Sebagian masalah tersebut kadang menjadi sekadar ‘keluhan/ omongan’ dari mulut ke telinga lainnya, dan akhirnya menyebar, hingga perlahan tapi pasti menyematkan berbagai ‘label’ buruk pihak yang dinilai tidak tahu tenggang rasa di mata warga.

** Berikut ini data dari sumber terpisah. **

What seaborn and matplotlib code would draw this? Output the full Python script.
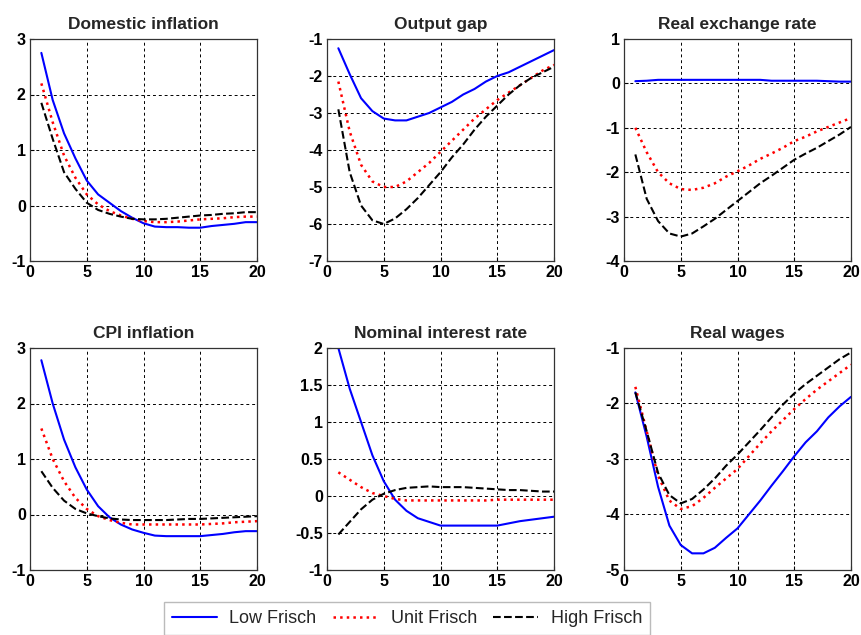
import numpy as np
import pandas as pd
import matplotlib
matplotlib.use("Agg")
import matplotlib.pyplot as plt
import seaborn as sns

periods = list(range(1, 21))

titles = ["Domestic inflation", "Output gap", "Real exchange rate",
          "CPI inflation", "Nominal interest rate", "Real wages"]
series_names = ["Low Frisch", "Unit Frisch", "High Frisch"]

dom_low = [2.75, 1.9, 1.3, 0.85, 0.45, 0.2, 0.05, -0.1, -0.22, -0.32, -0.38, -0.39, -0.39, -0.4, -0.4, -0.37, -0.35, -0.33, -0.3, -0.3]
dom_unit = [2.2, 1.5, 0.9, 0.5, 0.2, 0.02, -0.1, -0.18, -0.24, -0.28, -0.3, -0.3, -0.29, -0.27, -0.25, -0.24, -0.23, -0.21, -0.2, -0.2]
dom_high = [1.85, 1.2, 0.6, 0.3, 0.05, -0.08, -0.15, -0.2, -0.24, -0.25, -0.25, -0.24, -0.22, -0.2, -0.18, -0.17, -0.15, -0.14, -0.12, -0.12]

gap_low = [-1.25, -1.95, -2.6, -2.95, -3.15, -3.2, -3.2, -3.1, -3.0, -2.85, -2.7, -2.5, -2.35, -2.15, -2.0, -1.9, -1.75, -1.6, -1.45, -1.3]
gap_unit = [-2.15, -3.5, -4.4, -4.85, -5.0, -5.0, -4.85, -4.6, -4.35, -4.05, -3.75, -3.45, -3.15, -2.9, -2.65, -2.45, -2.25, -2.05, -1.85, -1.7]
gap_high = [-2.9, -4.6, -5.5, -5.9, -6.0, -5.85, -5.6, -5.3, -4.95, -4.6, -4.2, -3.85, -3.45, -3.1, -2.8, -2.5, -2.25, -2.05, -1.9, -1.75]

rer_low = [0.05, 0.06, 0.08, 0.08, 0.08, 0.08, 0.08, 0.08, 0.08, 0.08, 0.08, 0.08, 0.06, 0.06, 0.06, 0.06, 0.06, 0.05, 0.04, 0.04]
rer_unit = [-1.0, -1.55, -2.0, -2.25, -2.38, -2.4, -2.35, -2.25, -2.1, -1.98, -1.85, -1.7, -1.58, -1.45, -1.3, -1.2, -1.08, -0.98, -0.88, -0.78]
rer_high = [-1.6, -2.6, -3.1, -3.38, -3.45, -3.38, -3.22, -3.05, -2.85, -2.65, -2.45, -2.25, -2.08, -1.9, -1.72, -1.58, -1.45, -1.3, -1.15, -0.98]

cpi_low = [2.78, 2.0, 1.35, 0.85, 0.45, 0.15, -0.05, -0.18, -0.27, -0.33, -0.38, -0.39, -0.39, -0.39, -0.39, -0.37, -0.35, -0.32, -0.3, -0.3]
cpi_unit = [1.55, 1.0, 0.6, 0.3, 0.1, -0.03, -0.1, -0.15, -0.18, -0.18, -0.18, -0.18, -0.18, -0.18, -0.18, -0.17, -0.16, -0.14, -0.13, -0.12]
cpi_high = [0.78, 0.48, 0.25, 0.1, 0.02, -0.03, -0.07, -0.09, -0.1, -0.1, -0.1, -0.1, -0.09, -0.08, -0.08, -0.07, -0.06, -0.05, -0.04, -0.03]

nir_low = [2.0, 1.45, 1.0, 0.55, 0.2, -0.05, -0.2, -0.3, -0.35, -0.4, -0.4, -0.4, -0.4, -0.4, -0.4, -0.37, -0.34, -0.32, -0.3, -0.28]
nir_unit = [0.32, 0.22, 0.12, 0.04, 0.0, -0.04, -0.06, -0.06, -0.06, -0.06, -0.06, -0.06, -0.06, -0.06, -0.05, -0.05, -0.05, -0.05, -0.05, -0.05]
nir_high = [-0.52, -0.35, -0.18, -0.05, 0.03, 0.08, 0.11, 0.12, 0.13, 0.12, 0.12, 0.12, 0.11, 0.1, 0.09, 0.08, 0.08, 0.07, 0.06, 0.06]

rw_low = [-1.8, -2.6, -3.5, -4.2, -4.55, -4.7, -4.7, -4.6, -4.42, -4.25, -4.0, -3.75, -3.48, -3.22, -2.95, -2.7, -2.5, -2.25, -2.05, -1.88]
rw_unit = [-1.7, -2.5, -3.3, -3.75, -3.9, -3.85, -3.7, -3.52, -3.35, -3.18, -2.95, -2.72, -2.5, -2.3, -2.1, -1.92, -1.75, -1.6, -1.45, -1.3]
rw_high = [-1.8, -2.5, -3.25, -3.65, -3.8, -3.72, -3.55, -3.35, -3.12, -2.92, -2.7, -2.48, -2.25, -2.02, -1.82, -1.65, -1.5, -1.35, -1.2, -1.08]

panel_data = [
    (dom_low, dom_unit, dom_high),
    (gap_low, gap_unit, gap_high),
    (rer_low, rer_unit, rer_high),
    (cpi_low, cpi_unit, cpi_high),
    (nir_low, nir_unit, nir_high),
    (rw_low, rw_unit, rw_high),
]
ylims = [(-1, 3), (-7, -1), (-4, 1), (-1, 3), (-1, 2), (-5, -1)]
yticks = [[-1, 0, 1, 2, 3], [-7, -6, -5, -4, -3, -2, -1], [-4, -3, -2, -1, 0, 1],
          [-1, 0, 1, 2, 3], [-1, -0.5, 0, 0.5, 1, 1.5, 2], [-5, -4, -3, -2, -1]]
ytick_labels = [["-1", "0", "1", "2", "3"], ["-7", "-6", "-5", "-4", "-3", "-2", "-1"],
                ["-4", "-3", "-2", "-1", "0", "1"], ["-1", "0", "1", "2", "3"],
                ["-1", "-0.5", "0", "0.5", "1", "1.5", "2"], ["-5", "-4", "-3", "-2", "-1"]]
xticks = [0, 5, 10, 15, 20]

sns.set_style("ticks")
plt.rcParams['font.family'] = ['Liberation Sans', 'DejaVu Sans']

colors = ["#0000ff", "#ff0000", "#000000"]
styles = ["-", ":", "--"]
widths = [1.5, 1.8, 1.5]

fig = plt.figure(figsize=(8.61, 6.35), dpi=100)
lefts = [30, 327, 624]
tops = [39, 348]
w_px, h_px = 227, 222

handles = []
for i, (title, data) in enumerate(zip(titles, panel_data)):
    r, c = divmod(i, 3)
    l = lefts[c] / 861
    b = 1 - (tops[r] + h_px) / 635
    ax = fig.add_axes([l, b, w_px / 861, h_px / 635])
    df = pd.DataFrame({"t": periods * 3,
                       "v": list(data[0]) + list(data[1]) + list(data[2]),
                       "s": [series_names[0]] * 20 + [series_names[1]] * 20 + [series_names[2]] * 20})
    for k, name in enumerate(series_names):
        sub = df[df["s"] == name]
        sns.lineplot(data=sub, x="t", y="v", ax=ax, color=colors[k],
                     linestyle=styles[k], linewidth=widths[k], label=name, legend=False)
    ax.set_xlim(0, 20)
    ax.set_ylim(*ylims[i])
    ax.set_xticks(xticks)
    ax.set_xticklabels([str(x) for x in xticks], fontweight="bold", fontsize=11.5)
    ax.set_yticks(yticks[i])
    ax.set_yticklabels(ytick_labels[i], fontweight="bold", fontsize=11.5)
    ax.set_xlabel("")
    ax.set_ylabel("")
    ax.grid(True, color="black", linestyle=(0, (3, 3)), linewidth=0.7)
    ax.set_axisbelow(True)
    ax.tick_params(direction="in", length=3, pad=3, colors="black")
    for sp in ax.spines.values():
        sp.set_visible(True)
        sp.set_color("#333333")
        sp.set_linewidth(0.9)
    ax.set_title(title, fontweight="bold", fontsize=12.5, pad=7)
    if i == 0:
        handles = ax.get_lines()[:3]

leg = fig.legend(handles, series_names, loc="upper center", ncol=3,
                 bbox_to_anchor=(0.4727, 1 - 602 / 635), frameon=True, fancybox=False,
                 fontsize=13, handlelength=2.5, columnspacing=0.9, handletextpad=0.7,
                 borderpad=0.45, borderaxespad=0)
leg.get_frame().set_edgecolor("#aaaaaa")
leg.get_frame().set_linewidth(1.0)

fig.savefig("out.png", dpi=100)
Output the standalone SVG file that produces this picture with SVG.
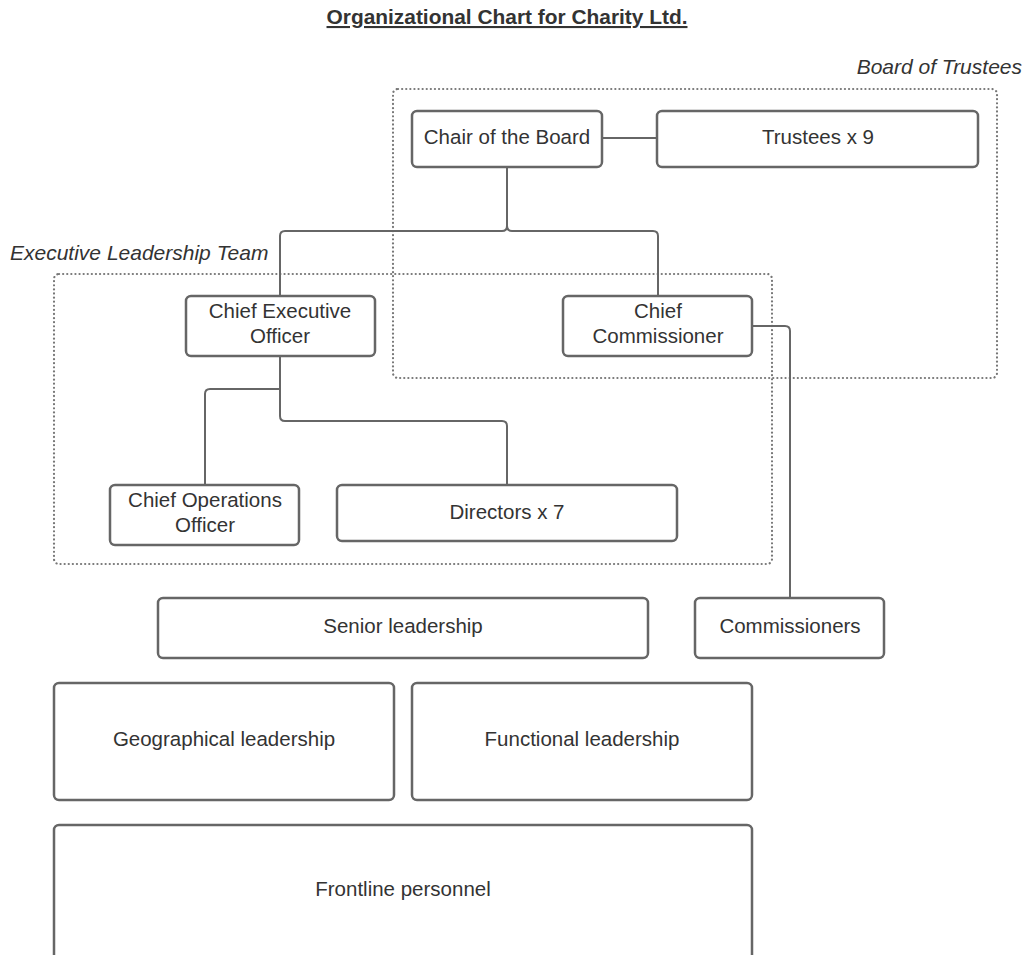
<svg xmlns="http://www.w3.org/2000/svg" width="1027" height="955" viewBox="0 0 1027 955">
<style>
.box{fill:#fff;stroke:#666;stroke-width:2.5}
.grp{fill:none;stroke:#777;stroke-width:2.2;stroke-dasharray:0.1 4;stroke-linecap:round}
.t{font-family:"Liberation Sans",Arial,sans-serif;font-size:20.5px;fill:#333;text-anchor:middle}
.gl{font-family:"Liberation Sans",Arial,sans-serif;font-size:21px;fill:#333;font-style:italic}
.c{fill:none;stroke:#666;stroke-width:2}
</style>
<rect width="1027" height="955" fill="#fff"/>
<text x="507" y="24" font-family="Liberation Sans, Arial, sans-serif" font-size="20.9" font-weight="bold" fill="#333" text-anchor="middle" text-decoration="underline">Organizational Chart for Charity Ltd.</text>

<g id="board-of-trustees">
<rect class="grp" x="393" y="89" width="604" height="289" rx="5"/>
<text class="gl" x="1022" y="74" text-anchor="end">Board of Trustees</text>
</g>
<g id="executive-leadership-team">
<rect class="grp" x="54" y="274" width="718" height="290" rx="5"/>
<text class="gl" x="10" y="260">Executive Leadership Team</text>
</g>

<g id="connectors">
<path class="c" d="M602 138 H657"/>
<path class="c" d="M507 167 V226 Q507 231 502 231 H285 Q280 231 280 236 V296"/>
<path class="c" d="M507 226 Q507 231 512 231 H653 Q658 231 658 236 V296"/>
<path class="c" d="M752 326 H785 Q790 326 790 331 V598"/>
<path class="c" d="M280 356 V389 H210 Q205 389 205 394 V485"/>
<path class="c" d="M280 389 V416 Q280 421 285 421 H502 Q507 421 507 426 V485"/>
</g>

<g id="chair">
<rect class="box" x="412" y="111" width="190" height="56" rx="5"/>
<text class="t" x="507" y="144">Chair of the Board</text>
</g>
<g id="trustees">
<rect class="box" x="657" y="111" width="321" height="56" rx="5"/>
<text class="t" x="818" y="144">Trustees x 9</text>
</g>
<g id="ceo">
<rect class="box" x="186" y="296" width="189" height="60" rx="5"/>
<text class="t" x="280" y="318">Chief Executive</text>
<text class="t" x="280" y="343">Officer</text>
</g>
<g id="chief-commissioner">
<rect class="box" x="563" y="296" width="189" height="60" rx="5"/>
<text class="t" x="658" y="318">Chief</text>
<text class="t" x="658" y="343">Commissioner</text>
</g>
<g id="coo">
<rect class="box" x="110" y="485" width="189" height="60" rx="5"/>
<text class="t" x="205" y="507">Chief Operations</text>
<text class="t" x="205" y="532">Officer</text>
</g>
<g id="directors">
<rect class="box" x="337" y="485" width="340" height="56" rx="5"/>
<text class="t" x="507" y="519">Directors x 7</text>
</g>
<g id="senior-leadership">
<rect class="box" x="158" y="598" width="490" height="60" rx="5"/>
<text class="t" x="403" y="633">Senior leadership</text>
</g>
<g id="commissioners">
<rect class="box" x="695" y="598" width="189" height="60" rx="5"/>
<text class="t" x="790" y="633">Commissioners</text>
</g>
<g id="geographical-leadership">
<rect class="box" x="54" y="683" width="340" height="117" rx="5"/>
<text class="t" x="224" y="746">Geographical leadership</text>
</g>
<g id="functional-leadership">
<rect class="box" x="412" y="683" width="340" height="117" rx="5"/>
<text class="t" x="582" y="746">Functional leadership</text>
</g>
<g id="frontline-personnel">
<rect class="box" x="54" y="825" width="698" height="140" rx="5"/>
<text class="t" x="403" y="896">Frontline personnel</text>
</g>
</svg>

Sebagiannya memilih menyelesaikan, dengan memberi teguran ataupun luapan amarah jika sang tetangga dianggap ‘ndablek’. Muaranya adalah terjadi keributan hingga hilangnya rasa nyaman berada di dalam rumah sendiri. Sebagian lain memilih melaporkan ke ketua RT, karena mereka menganggap urusan demikian sebagai salah satu tugas RT.

 

Faktor tingginya pendidikan juga tidak menihilkan potensi seseorang untuk menjadi lebih baik dari orang lain. Meski di atas kertas, seharusnya tingginya tingkat pendidikan harus sejalan dengan tingginya budi pekerti. Ibarat padi berisi yang kian merunduk. Entahlah, apakah ini ada kaitannya dengan hasil pendidikan kita yang belum maksimal dan menyentuh berbagai bidang kehidupan? Ataukah materi pendidian budi pekerti dan tenggang rasa perlu menjadi satu mata pelajaran utama di bangku-bangku sekolah dasar hingga perguruan tinggi?

Menjunjung tinggi rasa tenggang rasa bukan saja menjadi hal penting dalam mewujudkan harmoni kehidupan, namun juga menjadikan setiap diri mencapai martabat yang baik di hadapan manusia dan Tuhannya.

Setiap kita sebagai orang tua harus benar-benar memberi perhatian khusus dalam rangka mengajarkan tepo seliro ini dalam bentuk pemahaman maupun keteladanan bagi anak-anak sedari dini. Ya, karena setiap keluarga adalah sekolah pertama bagi anak-anak bangsa.

 

“Jika kita menghendaki orang lain berbuat baik pada kita, maka kita juga harus berbuat demikian juga kepada mereka.”